To disable JIT for debugging:

jax.config.update("jax_disable_jit", True)

RNG key errors¤

JAX uses an explicit PRNG system. Each random operation consumes a key. Always split or fold keys for separate operations — reusing the same key gives deterministic, non-random results:

key = jax.random.key(0)
key1, key2 = jax.random.split(key)

Sampler Tuning¤

The sampler is not accepting proposals¤

This usually means the step size is too large. Reduce it. If the step size is already small and acceptance is still near zero, check that your likelihood is well-defined (no NaN values) within the entire prior support.

Chains are highly correlated¤

A very small step size leads to slow exploration and correlated samples.
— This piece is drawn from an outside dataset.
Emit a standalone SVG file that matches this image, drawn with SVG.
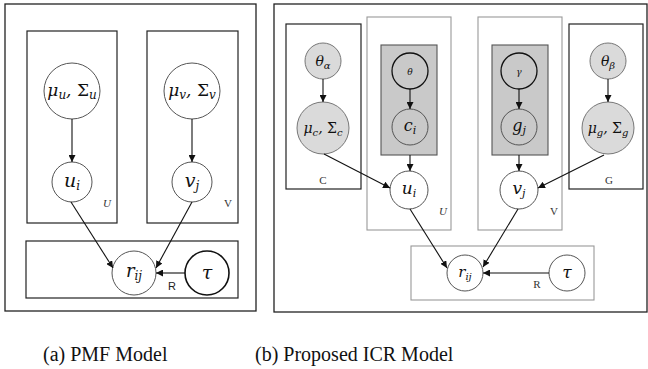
<svg xmlns="http://www.w3.org/2000/svg" width="648" height="369" viewBox="0 0 648 369">
  <defs>
    <marker id="ah" viewBox="0 0 10 10" refX="10" refY="5" markerWidth="7" markerHeight="7" markerUnits="userSpaceOnUse" orient="auto">
      <path d="M0,0 L10,5 L0,10 z" fill="#111"/>
    </marker>
    <style>
      .frame { fill: #fff; stroke: #222; stroke-width: 1.3; }
      .plate { fill: none; stroke: #222; stroke-width: 1.2; }
      .plate-l { fill: none; stroke: #999; stroke-width: 1.1; }
      .shade { fill: #c9c9c9; stroke: #555; stroke-width: 1.1; }
      .node { fill: #fff; stroke: #555; stroke-width: 1; }
      .node-d { fill: #fff; stroke: #111; stroke-width: 1.6; }
      .hyper { fill: #dadada; stroke: #777; stroke-width: 1; }
      .obs { fill: #c9c9c9; stroke: #555; stroke-width: 1; }
      .obs-d { fill: #c9c9c9; stroke: #111; stroke-width: 1.3; }
      .math { font-family: "DejaVu Serif", "Liberation Serif", serif; font-style: italic; fill: #111; text-anchor: middle; }
      .up { font-style: normal; }
      .lbl { font-family: "Liberation Serif", serif; font-size: 11px; fill: #333; text-anchor: middle; }
      .lbl-s { font-family: "Liberation Sans", "DejaVu Sans", sans-serif; font-size: 11px; fill: #222; text-anchor: middle; }
      .cap { font-family: "Liberation Serif", "Times New Roman", serif; font-size: 20px; fill: #111; }
      .edge { fill: none; stroke: #111; stroke-width: 1.1; marker-end: url(#ah); }
    </style>
  </defs>

  <!-- (a) PMF model -->
  <rect class="frame" x="5" y="4" width="251" height="307"/>
  <g id="plate-a-U"><rect class="plate" x="27" y="31" width="90" height="192"/>
    <text class="lbl" x="107" y="207" font-style="italic">U</text></g>
  <g id="plate-a-V"><rect class="plate" x="147" y="31" width="91" height="192"/>
    <text class="lbl" x="228" y="207">V</text></g>
  <g id="plate-a-R"><rect class="plate" x="26" y="241" width="212" height="57"/>
    <text class="lbl-s" x="172" y="290">R</text></g>

  <g id="a-mu-u"><circle class="node" cx="72" cy="91" r="28"/>
    <text class="math" x="72" y="96" font-size="17">μ<tspan font-size="12" dy="3">u</tspan><tspan dy="-3">, </tspan><tspan class="up">Σ</tspan><tspan font-size="12" dy="3">u</tspan></text></g>
  <g id="a-mu-v"><circle class="node" cx="192" cy="91" r="28"/>
    <text class="math" x="192" y="96" font-size="17">μ<tspan font-size="12" dy="3">v</tspan><tspan dy="-3">, </tspan><tspan class="up">Σ</tspan><tspan font-size="12" dy="3">v</tspan></text></g>
  <g id="a-u"><circle class="node" cx="72" cy="182" r="20"/>
    <text class="math" x="72" y="187" font-size="19">u<tspan font-size="12" dy="3">i</tspan></text></g>
  <g id="a-v"><circle class="node" cx="192" cy="182" r="20"/>
    <text class="math" x="192" y="187" font-size="19">v<tspan font-size="12" dy="3">j</tspan></text></g>
  <g id="a-r"><circle class="node" cx="134" cy="273" r="22"/>
    <text class="math" x="134" y="277" font-size="18">r<tspan font-size="12" dy="3">ij</tspan></text></g>
  <g id="a-tau"><circle class="node-d" cx="207" cy="273" r="22"/>
    <text class="math" x="207" y="279" font-size="19">τ</text></g>

  <!-- (b) proposed ICR model -->
  <rect class="frame" x="274" y="4" width="373" height="308"/>
  <g id="plate-b-C"><rect class="plate" x="286" y="24" width="75" height="165"/>
    <text class="lbl" x="323" y="184">C</text></g>
  <g id="plate-b-U"><rect class="plate-l" x="367" y="17" width="84" height="213"/>
    <rect class="shade" x="381" y="45" width="56" height="110"/>
    <text class="lbl" x="443" y="215" font-style="italic" font-size="10">U</text></g>
  <g id="plate-b-V"><rect class="plate-l" x="478" y="17" width="84" height="213"/>
    <rect class="shade" x="492" y="45" width="56" height="110"/>
    <text class="lbl" x="554" y="215">V</text></g>
  <g id="plate-b-G"><rect class="plate" x="569" y="24" width="74" height="165"/>
    <text class="lbl" x="609" y="184">G</text></g>
  <g id="plate-b-R"><rect class="plate-l" x="411" y="246" width="183" height="54"/>
    <text class="lbl" x="537" y="288">R</text></g>

  <g id="b-theta-alpha"><circle class="hyper" cx="323" cy="61" r="18"/>
    <text class="math" x="323" y="66" font-size="14">θ<tspan font-size="10" dy="3">α</tspan></text></g>
  <g id="b-mu-c"><circle class="hyper" cx="323" cy="128" r="26"/>
    <text class="math" x="323" y="133" font-size="14">μ<tspan font-size="10" dy="3">c</tspan><tspan dy="-3">, </tspan><tspan class="up">Σ</tspan><tspan font-size="10" dy="3">c</tspan></text></g>
  <g id="b-theta"><circle class="obs-d" cx="410" cy="71" r="18"/>
    <text class="math" x="410" y="75" font-size="9">θ</text></g>
  <g id="b-c"><circle class="obs" cx="410" cy="127" r="18"/>
    <text class="math" x="410" y="131" font-size="16">c<tspan font-size="11" dy="3">i</tspan></text></g>
  <g id="b-u"><circle class="node" cx="409" cy="190" r="19"/>
    <text class="math" x="409" y="194" font-size="17">u<tspan font-size="11" dy="3">i</tspan></text></g>
  <g id="b-gamma"><circle class="obs-d" cx="519" cy="71" r="18"/>
    <text class="math" x="519" y="75" font-size="9">γ</text></g>
  <g id="b-g"><circle class="obs" cx="519" cy="127" r="18"/>
    <text class="math" x="519" y="131" font-size="16">g<tspan font-size="11" dy="3">j</tspan></text></g>
  <g id="b-v"><circle class="node" cx="519" cy="190" r="19"/>
    <text class="math" x="519" y="194" font-size="17">v<tspan font-size="11" dy="3">j</tspan></text></g>
  <g id="b-theta-beta"><circle class="hyper" cx="608" cy="61" r="18"/>
    <text class="math" x="608" y="66" font-size="14">θ<tspan font-size="10" dy="3">β</tspan></text></g>
  <g id="b-mu-g"><circle class="hyper" cx="608" cy="128" r="26"/>
    <text class="math" x="608" y="133" font-size="14">μ<tspan font-size="10" dy="3">g</tspan><tspan dy="-3">, </tspan><tspan class="up">Σ</tspan><tspan font-size="10" dy="3">g</tspan></text></g>
  <g id="b-r"><circle class="node" cx="465" cy="273" r="18"/>
    <text class="math" x="465" y="277" font-size="15">r<tspan font-size="10" dy="3">ij</tspan></text></g>
  <g id="b-tau"><circle class="node" cx="567" cy="273" r="18"/>
    <text class="math" x="567" y="278" font-size="17">τ</text></g>

  <g id="connectors">
    <line class="edge" x1="72" y1="119" x2="72" y2="162"/>
    <line class="edge" x1="192" y1="119" x2="192" y2="162"/>
    <line class="edge" x1="71" y1="202" x2="113" y2="268"/>
    <line class="edge" x1="192" y1="202" x2="156" y2="268"/>
    <line class="edge" x1="185" y1="273" x2="156" y2="273"/>

    <line class="edge" x1="323" y1="79" x2="323" y2="102"/>
    <line class="edge" x1="410" y1="89" x2="410" y2="109"/>
    <line class="edge" x1="410" y1="155" x2="410" y2="171"/>
    <line class="edge" x1="519" y1="89" x2="519" y2="109"/>
    <line class="edge" x1="519" y1="155" x2="519" y2="171"/>
    <line class="edge" x1="608" y1="79" x2="608" y2="102"/>
    <line class="edge" x1="324" y1="154" x2="390" y2="188"/>
    <line class="edge" x1="604" y1="155" x2="538" y2="188"/>
    <line class="edge" x1="410" y1="209" x2="447" y2="268"/>
    <line class="edge" x1="518" y1="209" x2="483" y2="267"/>
    <line class="edge" x1="549" y1="273" x2="483" y2="273"/>
  </g>

  <text class="cap" x="43" y="361">(a) PMF Model</text>
  <text class="cap" x="255" y="361">(b) Proposed ICR Model</text>
</svg>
Try increasing the step size first. If that does not help, your parameters likely have very different scales — a small step in a tightly constrained direction prevents larger steps elsewhere. Set per-parameter step sizes, or reparameterise so all parameters have similar numerical scale.

How many chains should I use?¤

Use as many chains as your hardware allows, especially on a GPU. More chains improve exploration and help discover multi-modal posteriors. Increase the number until you see a significant performance hit or run out of memory.

How long should I run training?¤

Most computation goes into the training phase. The production phase with a trained normalizing flow is usually cheap. When in doubt, increase n_training_loops in the Jim constructor — blow it up until you cannot stand waiting.

GPU and Memory¤

I am running out of GPU memory¤

The right knob depends on which sampler backend you use. In every case the goal is the same: shrink how much work runs simultaneously.

flowMC (FlowMCConfig)¤

flowMC has two independent memory bottlenecks:

  1. The NF proposal step — usually the bottleneck. During each global step, normalizing-flow proposals are generated for all chains at once. Reduce n_NFproposal_batch_size (default 1000); flowMC then evaluates the proposals in smaller jax.lax.map chunks instead of one big batch. Try this first.

  2. The local step — when the likelihood is very expensive. Sometimes the problem is not the NF proposals, but that even a single likelihood evaluation per chain across all n_chains chains will not fit. In that case also set chain_batch_size to a small positive integer (default 0 means all chains at once; smaller values use less memory) so chains are processed in sub-batches.

from jimgw.samplers.config import FlowMCConfig

jim = Jim(
    likelihood,
    prior,
    sampler_config=FlowMCConfig(
        n_chains=1000,
        n_NFproposal_batch_size=100,  # smaller NF-proposal batches (try this first)
        chain_batch_size=100,         # also batch chains if the likelihood alone is too big
        # ... other parameters
    ),
    ...
)

BlackJAX nested sampling (BlackJAXNSAWConfig, BlackJAXNSSConfig)¤

Each iteration deletes and replaces n_live × n_delete_frac live points in parallel. Reduce n_delete_frac (default 0.5) to evaluate fewer replacements at a time.

BlackJAX SMC (BlackJAXSMCConfig)¤

Set batch_size to a small positive integer (default 0 = full jax.vmap over all particles; smaller values use less memory). The MCMC update then runs over particles in jax.lax.map batches instead of vmapping all n_particles at once.

Quality Assessment¤

How do I know if my run converged?¤

After sampling, always check:

  1. Trace plots — Do all chains look well-mixed with no visible trends or drifts?
  2. Effective sample size (ESS) — A low ESS relative to the number of raw samples indicates high correlation between draws.
  3. Posterior predictive checks — Simulate data from the posterior and compare to the observed data.